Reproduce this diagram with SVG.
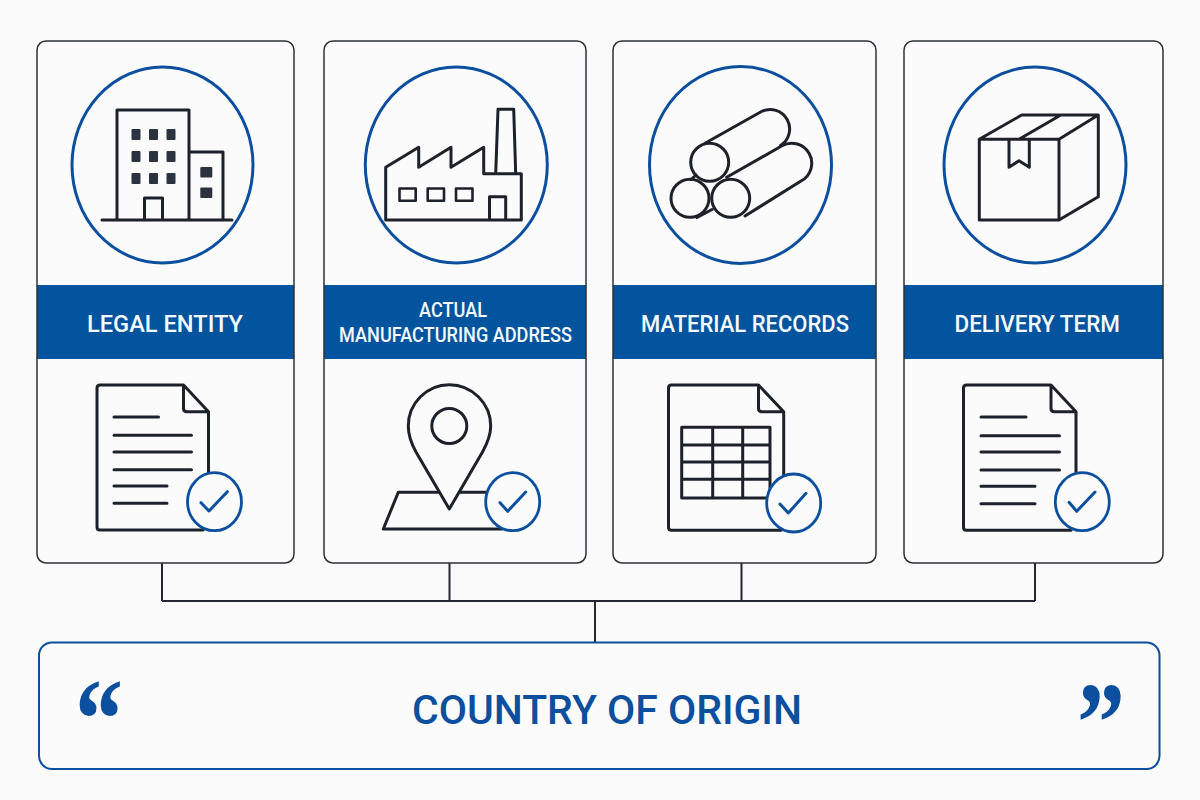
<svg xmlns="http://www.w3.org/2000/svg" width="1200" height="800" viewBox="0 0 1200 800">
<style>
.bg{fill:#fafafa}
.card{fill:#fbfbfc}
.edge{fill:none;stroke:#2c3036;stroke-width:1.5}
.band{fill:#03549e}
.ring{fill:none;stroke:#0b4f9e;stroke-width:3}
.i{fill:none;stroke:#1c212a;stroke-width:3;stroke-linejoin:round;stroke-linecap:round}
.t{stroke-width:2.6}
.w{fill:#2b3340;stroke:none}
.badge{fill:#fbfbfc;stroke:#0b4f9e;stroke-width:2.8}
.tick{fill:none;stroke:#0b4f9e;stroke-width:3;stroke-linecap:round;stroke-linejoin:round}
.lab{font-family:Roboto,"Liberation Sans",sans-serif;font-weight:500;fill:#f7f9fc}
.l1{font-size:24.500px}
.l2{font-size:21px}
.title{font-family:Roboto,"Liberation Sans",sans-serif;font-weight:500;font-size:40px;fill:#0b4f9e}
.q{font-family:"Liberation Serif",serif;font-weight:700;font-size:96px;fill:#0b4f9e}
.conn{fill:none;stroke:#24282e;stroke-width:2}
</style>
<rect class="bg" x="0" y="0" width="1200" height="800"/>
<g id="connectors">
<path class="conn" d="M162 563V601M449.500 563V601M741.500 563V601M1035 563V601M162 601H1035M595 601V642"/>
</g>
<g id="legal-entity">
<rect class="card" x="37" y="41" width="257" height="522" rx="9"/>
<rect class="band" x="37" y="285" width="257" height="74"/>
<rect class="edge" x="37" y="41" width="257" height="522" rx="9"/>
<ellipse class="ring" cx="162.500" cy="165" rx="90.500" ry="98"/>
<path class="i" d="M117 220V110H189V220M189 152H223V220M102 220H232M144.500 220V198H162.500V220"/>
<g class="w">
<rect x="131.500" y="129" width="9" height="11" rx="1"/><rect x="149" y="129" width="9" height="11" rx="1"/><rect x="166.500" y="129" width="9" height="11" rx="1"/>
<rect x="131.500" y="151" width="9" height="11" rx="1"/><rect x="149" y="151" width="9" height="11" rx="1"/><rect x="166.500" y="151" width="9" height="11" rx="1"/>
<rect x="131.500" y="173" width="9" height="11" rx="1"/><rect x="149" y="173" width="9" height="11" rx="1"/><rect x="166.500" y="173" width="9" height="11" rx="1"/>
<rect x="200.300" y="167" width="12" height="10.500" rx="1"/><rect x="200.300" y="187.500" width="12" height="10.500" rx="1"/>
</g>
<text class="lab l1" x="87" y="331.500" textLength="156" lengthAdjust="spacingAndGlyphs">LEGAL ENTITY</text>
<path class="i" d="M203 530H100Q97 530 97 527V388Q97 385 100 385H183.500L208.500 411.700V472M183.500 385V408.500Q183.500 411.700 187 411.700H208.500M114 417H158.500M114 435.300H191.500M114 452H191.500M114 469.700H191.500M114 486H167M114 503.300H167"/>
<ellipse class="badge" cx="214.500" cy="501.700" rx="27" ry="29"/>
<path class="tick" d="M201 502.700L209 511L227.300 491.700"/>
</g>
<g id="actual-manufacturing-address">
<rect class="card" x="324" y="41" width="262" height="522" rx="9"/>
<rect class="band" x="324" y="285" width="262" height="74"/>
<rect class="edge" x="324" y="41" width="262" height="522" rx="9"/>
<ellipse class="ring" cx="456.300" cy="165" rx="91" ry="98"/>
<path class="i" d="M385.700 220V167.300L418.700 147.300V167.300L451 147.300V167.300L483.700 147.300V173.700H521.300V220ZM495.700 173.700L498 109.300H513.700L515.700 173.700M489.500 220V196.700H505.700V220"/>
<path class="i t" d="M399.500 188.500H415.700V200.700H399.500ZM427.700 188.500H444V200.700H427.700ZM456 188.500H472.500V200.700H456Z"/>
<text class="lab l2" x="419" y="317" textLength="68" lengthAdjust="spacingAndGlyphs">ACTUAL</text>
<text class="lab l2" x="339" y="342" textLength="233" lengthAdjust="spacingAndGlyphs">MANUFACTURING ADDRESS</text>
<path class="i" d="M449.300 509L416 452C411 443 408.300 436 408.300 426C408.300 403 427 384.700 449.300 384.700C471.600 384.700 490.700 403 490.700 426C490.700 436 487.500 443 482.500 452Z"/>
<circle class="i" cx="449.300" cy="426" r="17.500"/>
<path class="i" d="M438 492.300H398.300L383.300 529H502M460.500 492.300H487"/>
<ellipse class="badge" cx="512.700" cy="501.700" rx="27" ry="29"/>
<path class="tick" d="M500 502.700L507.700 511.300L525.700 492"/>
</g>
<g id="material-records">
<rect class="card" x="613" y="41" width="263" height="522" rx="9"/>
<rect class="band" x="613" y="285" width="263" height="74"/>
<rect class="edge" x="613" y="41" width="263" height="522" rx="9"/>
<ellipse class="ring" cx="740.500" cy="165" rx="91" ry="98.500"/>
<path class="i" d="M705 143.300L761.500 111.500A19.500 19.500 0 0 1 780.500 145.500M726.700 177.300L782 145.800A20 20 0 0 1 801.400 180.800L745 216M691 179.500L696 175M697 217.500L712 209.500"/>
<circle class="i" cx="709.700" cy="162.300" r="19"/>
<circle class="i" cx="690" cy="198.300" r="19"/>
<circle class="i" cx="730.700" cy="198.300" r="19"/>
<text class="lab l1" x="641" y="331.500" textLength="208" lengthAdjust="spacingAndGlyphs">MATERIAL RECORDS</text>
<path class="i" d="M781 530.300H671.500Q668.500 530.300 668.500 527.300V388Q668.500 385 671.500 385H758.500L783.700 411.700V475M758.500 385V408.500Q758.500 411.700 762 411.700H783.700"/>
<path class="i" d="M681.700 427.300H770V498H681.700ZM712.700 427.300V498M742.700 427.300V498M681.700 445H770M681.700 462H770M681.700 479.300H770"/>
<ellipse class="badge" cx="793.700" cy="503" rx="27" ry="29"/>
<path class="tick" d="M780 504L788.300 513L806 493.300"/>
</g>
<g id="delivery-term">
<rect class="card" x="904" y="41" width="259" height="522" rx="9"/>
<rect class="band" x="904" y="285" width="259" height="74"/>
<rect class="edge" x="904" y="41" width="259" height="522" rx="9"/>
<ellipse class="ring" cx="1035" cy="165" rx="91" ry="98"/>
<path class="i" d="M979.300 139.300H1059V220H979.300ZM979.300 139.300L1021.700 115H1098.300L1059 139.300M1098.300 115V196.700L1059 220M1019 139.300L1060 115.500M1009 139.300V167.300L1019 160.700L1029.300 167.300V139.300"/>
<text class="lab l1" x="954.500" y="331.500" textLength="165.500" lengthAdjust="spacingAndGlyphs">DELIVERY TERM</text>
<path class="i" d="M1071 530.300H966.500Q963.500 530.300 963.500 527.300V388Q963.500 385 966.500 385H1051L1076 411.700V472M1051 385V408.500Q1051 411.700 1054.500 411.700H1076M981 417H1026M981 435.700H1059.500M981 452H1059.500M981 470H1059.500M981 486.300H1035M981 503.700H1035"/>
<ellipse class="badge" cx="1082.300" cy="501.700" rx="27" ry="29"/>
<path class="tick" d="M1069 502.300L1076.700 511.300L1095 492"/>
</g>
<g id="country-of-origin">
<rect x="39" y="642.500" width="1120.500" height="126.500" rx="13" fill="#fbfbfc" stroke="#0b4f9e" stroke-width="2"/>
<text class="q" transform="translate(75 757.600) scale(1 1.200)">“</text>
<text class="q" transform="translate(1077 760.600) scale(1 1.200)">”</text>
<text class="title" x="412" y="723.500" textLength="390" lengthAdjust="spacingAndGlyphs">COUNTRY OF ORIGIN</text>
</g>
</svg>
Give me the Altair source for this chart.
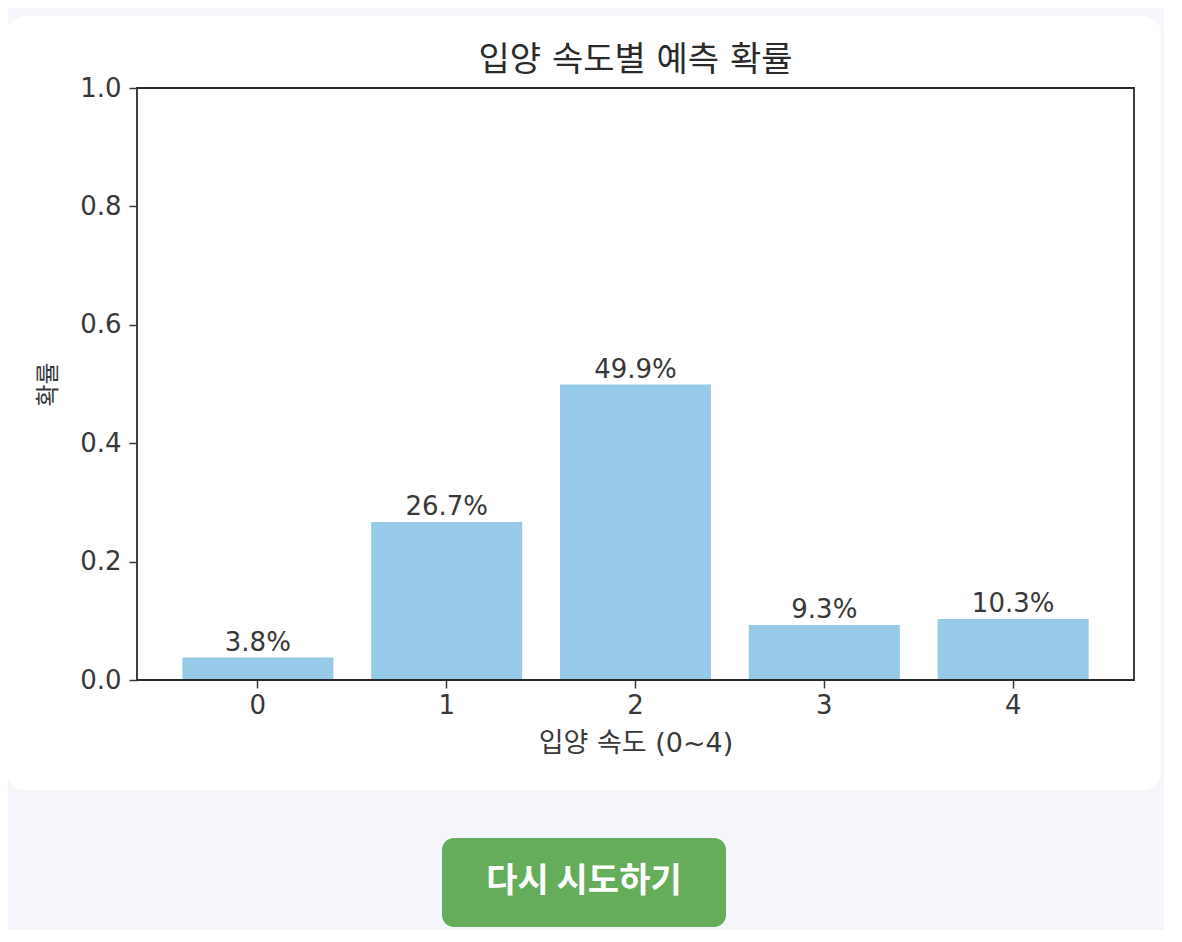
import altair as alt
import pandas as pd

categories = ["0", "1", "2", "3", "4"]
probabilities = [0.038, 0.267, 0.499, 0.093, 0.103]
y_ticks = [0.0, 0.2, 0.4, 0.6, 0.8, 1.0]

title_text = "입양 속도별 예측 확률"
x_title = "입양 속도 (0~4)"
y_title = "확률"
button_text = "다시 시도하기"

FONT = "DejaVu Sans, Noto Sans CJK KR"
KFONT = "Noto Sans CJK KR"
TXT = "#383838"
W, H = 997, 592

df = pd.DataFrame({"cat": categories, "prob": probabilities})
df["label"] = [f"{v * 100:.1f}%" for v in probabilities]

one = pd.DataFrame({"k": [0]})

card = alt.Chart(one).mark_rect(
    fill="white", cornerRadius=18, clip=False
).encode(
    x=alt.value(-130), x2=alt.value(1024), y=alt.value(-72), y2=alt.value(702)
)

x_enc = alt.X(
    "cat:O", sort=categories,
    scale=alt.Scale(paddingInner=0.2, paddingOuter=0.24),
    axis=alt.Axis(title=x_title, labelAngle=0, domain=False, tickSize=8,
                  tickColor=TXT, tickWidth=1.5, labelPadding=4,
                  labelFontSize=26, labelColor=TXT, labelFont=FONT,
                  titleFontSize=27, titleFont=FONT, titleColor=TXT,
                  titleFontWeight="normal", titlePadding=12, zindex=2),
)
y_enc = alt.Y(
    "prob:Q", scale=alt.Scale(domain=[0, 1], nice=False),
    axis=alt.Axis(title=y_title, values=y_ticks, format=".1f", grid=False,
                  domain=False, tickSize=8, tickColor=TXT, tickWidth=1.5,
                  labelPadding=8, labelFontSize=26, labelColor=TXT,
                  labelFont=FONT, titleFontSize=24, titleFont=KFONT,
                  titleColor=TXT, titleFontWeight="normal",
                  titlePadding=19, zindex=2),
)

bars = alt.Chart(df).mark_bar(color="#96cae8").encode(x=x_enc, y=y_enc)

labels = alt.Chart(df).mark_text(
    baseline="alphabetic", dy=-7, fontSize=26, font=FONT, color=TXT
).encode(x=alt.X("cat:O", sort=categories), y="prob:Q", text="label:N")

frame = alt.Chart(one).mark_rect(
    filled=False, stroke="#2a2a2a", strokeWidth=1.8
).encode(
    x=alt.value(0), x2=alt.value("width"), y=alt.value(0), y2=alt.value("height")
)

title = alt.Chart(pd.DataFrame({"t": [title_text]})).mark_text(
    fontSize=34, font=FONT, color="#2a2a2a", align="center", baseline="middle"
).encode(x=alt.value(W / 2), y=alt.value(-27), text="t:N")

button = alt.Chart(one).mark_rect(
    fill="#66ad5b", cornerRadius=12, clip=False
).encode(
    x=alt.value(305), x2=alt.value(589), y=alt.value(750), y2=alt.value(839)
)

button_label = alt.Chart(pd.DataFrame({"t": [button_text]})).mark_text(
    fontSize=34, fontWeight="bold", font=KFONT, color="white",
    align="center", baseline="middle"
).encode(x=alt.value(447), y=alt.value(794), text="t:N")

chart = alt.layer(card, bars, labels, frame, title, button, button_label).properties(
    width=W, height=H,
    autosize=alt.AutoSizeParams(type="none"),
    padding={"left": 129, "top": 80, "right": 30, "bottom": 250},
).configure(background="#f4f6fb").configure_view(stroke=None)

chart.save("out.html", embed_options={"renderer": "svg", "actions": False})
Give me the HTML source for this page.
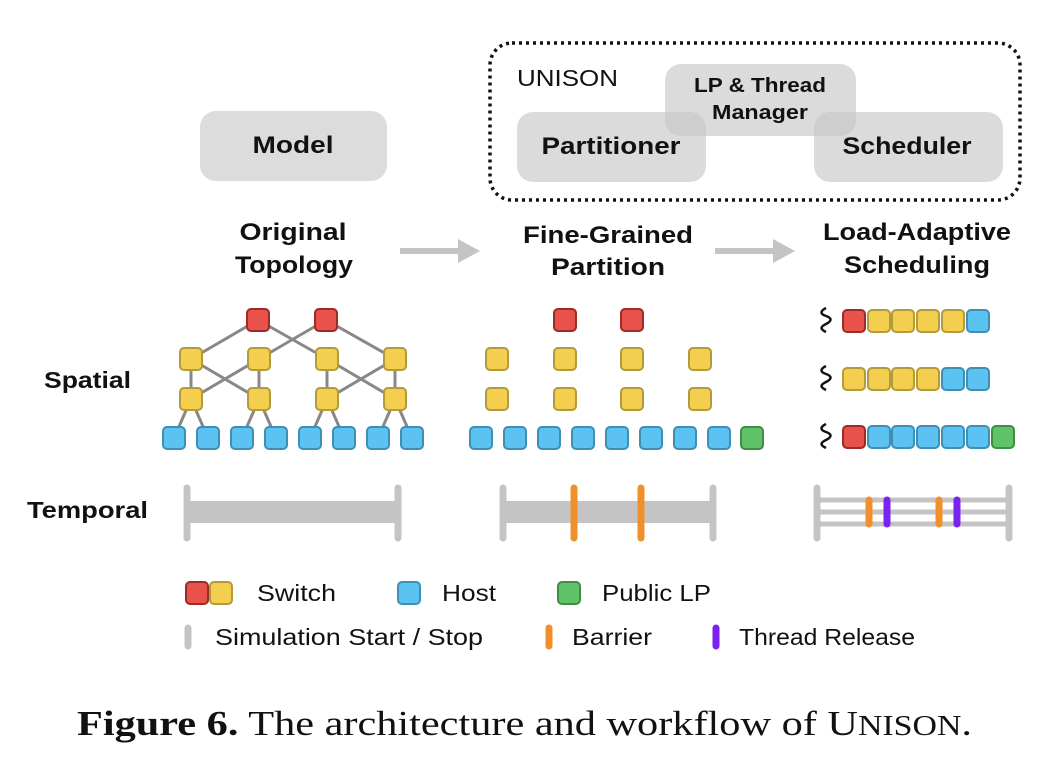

TASK: In the entries above, identify every line with the string "source".

EXERCISE RESPONSE:
Give me the Altair source for this chart.
Give me the HTML source for this page.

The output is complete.